> GIVEN PROBLEM
Search the data for the word "this". Reproduce every line where it is found.

> DATA LINES
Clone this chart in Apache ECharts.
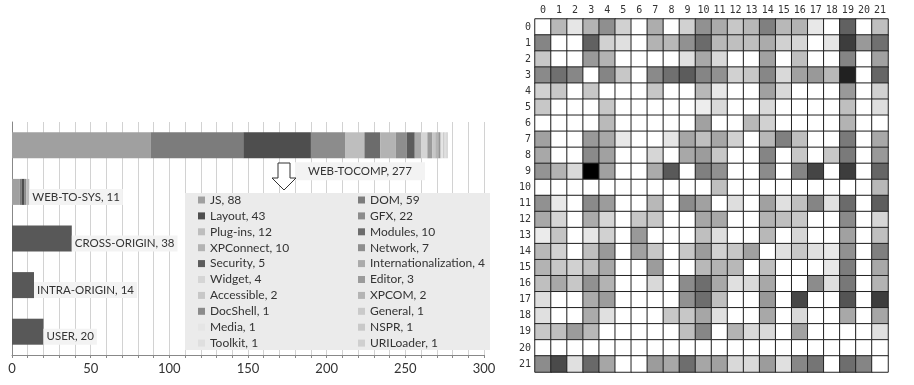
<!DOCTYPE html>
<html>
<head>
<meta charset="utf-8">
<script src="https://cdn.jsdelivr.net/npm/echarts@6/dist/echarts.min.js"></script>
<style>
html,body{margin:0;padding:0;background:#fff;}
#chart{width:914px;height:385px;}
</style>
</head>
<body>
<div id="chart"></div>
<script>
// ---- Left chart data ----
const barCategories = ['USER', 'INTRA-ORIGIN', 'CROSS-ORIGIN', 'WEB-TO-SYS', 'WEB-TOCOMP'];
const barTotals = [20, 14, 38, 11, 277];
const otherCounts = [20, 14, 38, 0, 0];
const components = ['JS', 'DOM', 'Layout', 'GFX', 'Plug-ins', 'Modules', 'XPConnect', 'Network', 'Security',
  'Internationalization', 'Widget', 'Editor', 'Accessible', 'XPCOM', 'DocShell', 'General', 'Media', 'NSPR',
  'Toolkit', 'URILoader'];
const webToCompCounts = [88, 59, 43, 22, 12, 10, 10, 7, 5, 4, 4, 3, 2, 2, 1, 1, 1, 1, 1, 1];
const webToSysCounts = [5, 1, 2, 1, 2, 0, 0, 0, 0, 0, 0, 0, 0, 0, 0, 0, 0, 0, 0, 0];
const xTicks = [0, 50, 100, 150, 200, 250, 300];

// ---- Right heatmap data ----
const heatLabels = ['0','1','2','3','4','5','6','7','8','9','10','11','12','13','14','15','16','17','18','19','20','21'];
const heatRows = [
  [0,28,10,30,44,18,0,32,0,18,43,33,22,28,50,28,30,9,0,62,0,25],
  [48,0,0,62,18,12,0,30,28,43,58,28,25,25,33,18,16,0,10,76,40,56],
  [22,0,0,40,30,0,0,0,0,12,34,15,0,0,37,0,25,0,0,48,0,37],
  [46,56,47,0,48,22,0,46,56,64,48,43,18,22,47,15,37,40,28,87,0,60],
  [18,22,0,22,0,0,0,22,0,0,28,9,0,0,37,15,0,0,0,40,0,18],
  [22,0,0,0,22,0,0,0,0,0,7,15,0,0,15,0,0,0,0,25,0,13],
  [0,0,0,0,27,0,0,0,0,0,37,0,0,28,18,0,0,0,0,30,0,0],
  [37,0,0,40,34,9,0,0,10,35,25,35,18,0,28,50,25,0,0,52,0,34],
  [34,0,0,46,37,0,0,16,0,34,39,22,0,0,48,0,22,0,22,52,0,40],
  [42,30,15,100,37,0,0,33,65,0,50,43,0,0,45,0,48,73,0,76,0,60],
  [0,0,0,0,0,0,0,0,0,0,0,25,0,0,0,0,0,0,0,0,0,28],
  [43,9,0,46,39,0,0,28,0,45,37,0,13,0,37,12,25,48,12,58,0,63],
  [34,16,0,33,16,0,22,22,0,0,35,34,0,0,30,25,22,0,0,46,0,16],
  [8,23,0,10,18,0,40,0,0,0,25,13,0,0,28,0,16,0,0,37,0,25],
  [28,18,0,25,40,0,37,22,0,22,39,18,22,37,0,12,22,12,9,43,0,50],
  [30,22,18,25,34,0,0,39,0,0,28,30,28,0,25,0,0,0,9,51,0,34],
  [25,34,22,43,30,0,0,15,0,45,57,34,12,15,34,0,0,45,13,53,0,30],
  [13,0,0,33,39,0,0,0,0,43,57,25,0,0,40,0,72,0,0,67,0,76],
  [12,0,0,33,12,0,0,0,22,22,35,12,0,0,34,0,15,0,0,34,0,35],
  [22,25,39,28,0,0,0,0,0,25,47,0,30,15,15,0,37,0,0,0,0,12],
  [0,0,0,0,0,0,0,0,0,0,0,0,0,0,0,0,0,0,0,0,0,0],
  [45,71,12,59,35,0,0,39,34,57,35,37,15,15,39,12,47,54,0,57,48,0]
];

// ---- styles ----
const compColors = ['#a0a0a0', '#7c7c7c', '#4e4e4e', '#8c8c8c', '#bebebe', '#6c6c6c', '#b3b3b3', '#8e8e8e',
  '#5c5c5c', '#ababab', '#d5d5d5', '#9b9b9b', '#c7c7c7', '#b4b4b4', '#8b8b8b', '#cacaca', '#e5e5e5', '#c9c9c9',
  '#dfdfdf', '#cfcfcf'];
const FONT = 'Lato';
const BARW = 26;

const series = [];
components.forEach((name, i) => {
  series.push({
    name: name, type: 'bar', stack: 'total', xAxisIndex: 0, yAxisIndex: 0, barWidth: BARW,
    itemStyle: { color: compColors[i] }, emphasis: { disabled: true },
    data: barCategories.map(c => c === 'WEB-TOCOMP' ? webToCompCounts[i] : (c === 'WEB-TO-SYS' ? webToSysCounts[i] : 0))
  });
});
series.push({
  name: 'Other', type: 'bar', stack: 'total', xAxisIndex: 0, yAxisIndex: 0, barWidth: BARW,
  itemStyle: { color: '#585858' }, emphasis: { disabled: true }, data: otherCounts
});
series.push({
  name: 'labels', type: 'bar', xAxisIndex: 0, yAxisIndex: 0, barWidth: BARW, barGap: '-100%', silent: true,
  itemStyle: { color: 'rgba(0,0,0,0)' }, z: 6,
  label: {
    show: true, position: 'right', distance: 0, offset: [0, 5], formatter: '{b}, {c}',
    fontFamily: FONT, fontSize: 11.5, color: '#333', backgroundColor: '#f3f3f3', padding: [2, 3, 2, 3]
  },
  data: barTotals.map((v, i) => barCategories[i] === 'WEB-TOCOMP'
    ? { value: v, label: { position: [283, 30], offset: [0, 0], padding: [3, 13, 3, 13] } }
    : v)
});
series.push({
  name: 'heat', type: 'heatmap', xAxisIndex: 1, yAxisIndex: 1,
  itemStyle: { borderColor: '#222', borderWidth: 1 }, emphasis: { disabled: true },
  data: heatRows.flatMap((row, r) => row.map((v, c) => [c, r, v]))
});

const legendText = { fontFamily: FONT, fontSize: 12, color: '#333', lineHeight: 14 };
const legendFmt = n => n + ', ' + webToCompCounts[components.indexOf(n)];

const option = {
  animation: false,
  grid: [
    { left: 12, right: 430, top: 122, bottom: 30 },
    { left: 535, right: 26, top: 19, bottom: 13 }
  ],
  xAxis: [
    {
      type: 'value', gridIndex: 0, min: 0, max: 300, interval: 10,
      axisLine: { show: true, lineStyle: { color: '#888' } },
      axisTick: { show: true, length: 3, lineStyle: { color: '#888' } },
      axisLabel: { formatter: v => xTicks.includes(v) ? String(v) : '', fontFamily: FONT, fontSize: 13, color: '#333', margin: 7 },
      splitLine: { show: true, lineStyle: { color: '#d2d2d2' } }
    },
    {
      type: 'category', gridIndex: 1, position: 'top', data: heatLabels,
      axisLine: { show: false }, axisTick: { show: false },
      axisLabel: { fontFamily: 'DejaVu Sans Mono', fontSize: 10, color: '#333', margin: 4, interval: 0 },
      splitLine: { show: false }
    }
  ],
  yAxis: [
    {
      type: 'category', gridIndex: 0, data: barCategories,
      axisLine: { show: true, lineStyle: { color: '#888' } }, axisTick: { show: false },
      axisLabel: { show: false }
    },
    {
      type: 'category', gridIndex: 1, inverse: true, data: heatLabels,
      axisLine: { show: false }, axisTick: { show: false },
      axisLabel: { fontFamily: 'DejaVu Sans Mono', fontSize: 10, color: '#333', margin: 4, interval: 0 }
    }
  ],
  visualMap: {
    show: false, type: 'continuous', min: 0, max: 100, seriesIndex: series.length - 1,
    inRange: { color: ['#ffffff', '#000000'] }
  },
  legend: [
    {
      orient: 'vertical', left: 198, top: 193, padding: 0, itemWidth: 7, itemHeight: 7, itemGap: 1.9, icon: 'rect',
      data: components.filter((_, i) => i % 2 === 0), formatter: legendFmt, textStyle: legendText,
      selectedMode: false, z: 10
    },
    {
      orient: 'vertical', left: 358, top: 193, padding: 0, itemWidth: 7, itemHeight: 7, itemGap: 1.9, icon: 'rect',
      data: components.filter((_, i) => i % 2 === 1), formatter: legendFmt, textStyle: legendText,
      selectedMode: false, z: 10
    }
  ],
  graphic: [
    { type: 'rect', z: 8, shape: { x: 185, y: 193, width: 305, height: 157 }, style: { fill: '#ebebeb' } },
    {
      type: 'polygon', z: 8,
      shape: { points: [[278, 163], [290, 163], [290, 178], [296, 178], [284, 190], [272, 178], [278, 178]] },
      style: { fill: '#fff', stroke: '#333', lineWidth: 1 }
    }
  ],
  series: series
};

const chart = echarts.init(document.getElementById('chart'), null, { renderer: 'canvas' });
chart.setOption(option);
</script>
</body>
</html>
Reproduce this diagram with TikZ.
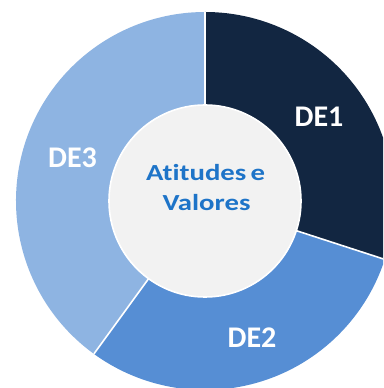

> TASK RESULT
Clone this chart in Apache ECharts.
Reproduce this diagram with TikZ.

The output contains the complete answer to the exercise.